The union is pushing for higher wages from Flying Food, which generally pays the minimum, $18.04 an hour, that is required under the Los Angeles World Airports living wage ordinance. Union sources say the company has resisted an increase and is also trying to roll back family health care provisions for workers, a tactic employed by other airline food services.

Even with negotiations grinding, workers and union organizers said they were stunned to find doors and gates bolted shut on the day of the picket, for which flyers had been posted around the building inviting workers to join in before or after work or during a break.

“I just immediately became concerned,” said Perez, who alerted a human resources representative with the company as soon as she realized the dispatch door would not open. “We had no idea what was going on.”

When the HR representative and Perez walked outside and around to the door, she said, they found the screwplate that prevented it from opening. “I said, ‘I’m calling the fire marshal,’” Perez said. The HR employee quickly called another person in her department, Juan Vargas. A few minutes later, a maintenance man arrived to remove the plate. Perez asked if he’d been the one who installed it in the first place. He nodded, she said, but refused to speak with her.

By the time the Los Angeles County Fire Department arrived, more than an hour had passed. The LAFD found no plates bolted on to any doors or gates. But in addition to Perez’s video of the dispatch door with the plated bolted onto it, she and several workers found the drill holes in the front gate where Andrade had seen a plate bolted on, and similar holes were found on another door, near the employee cafeteria.

Both the kitchen-area dispatch door and the front gates provide direct access to the area on Hillcrest Boulevard where workers were to gather later in the day. The event went off as scheduled, union organizers said.

The union’s NLRB complaints allege the company interfered with workers’ rights to organize by obstructing multiple exits from the building and “surveilling, or giving the appearance of surveilling, employees engaging in protected concerted activities.” The Cal/OSHA complaint is directed at the safety violations that ensue from having multiple exits blocked, including the designated emergency exit from the hot kitchen.

*   *   *

Multiple calls to Flying Food human resources and operations departments went unanswered.
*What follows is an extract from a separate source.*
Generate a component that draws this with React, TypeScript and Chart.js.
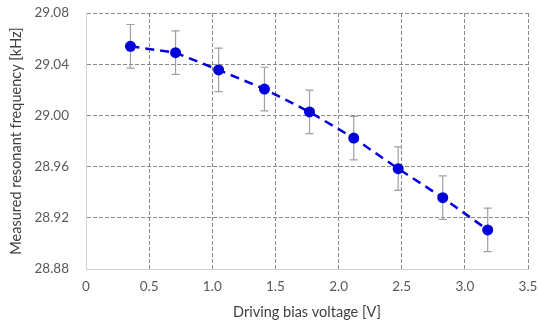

Lucy Osoro, general manager of the Hillcrest facility, did not respond to emails requesting comment. Reached by phone, Vargas, the human resources employee who was called when a colleague saw the bolted dispatch door, said, “Unfortunately, I am not able to speak about that at this time.”

John Eagan, general counsel for Flying Food Group, which has 15 facilities across the U.S., provided a statement to Capital & Main that he described as “our official comment on the incident.”

“The health and wellbeing of our employees in Los Angeles is incredibly important to Flying Food Group, as is our responsibility to maintain a secure facility,” the statement read. “In keeping with those commitments, we identified a single door that required additional attention to ensure it was appropriately secured. This action did not put any employee health or safety in jeopardy. This was confirmed by the County of Los Angeles Fire Department, which has inspected our facility and found that Flying Food Group did not commit any safety violations.”

Perez said she used the dispatch door the evening before the scheduled picket. It worked normally. Workers said that as soon as the screwplate was removed on Feb. 2, the door again functioned normally.

“Their intention was to shut us in,” said Duplessis. “It was just strange that they would go to such desperate measures for a picket.”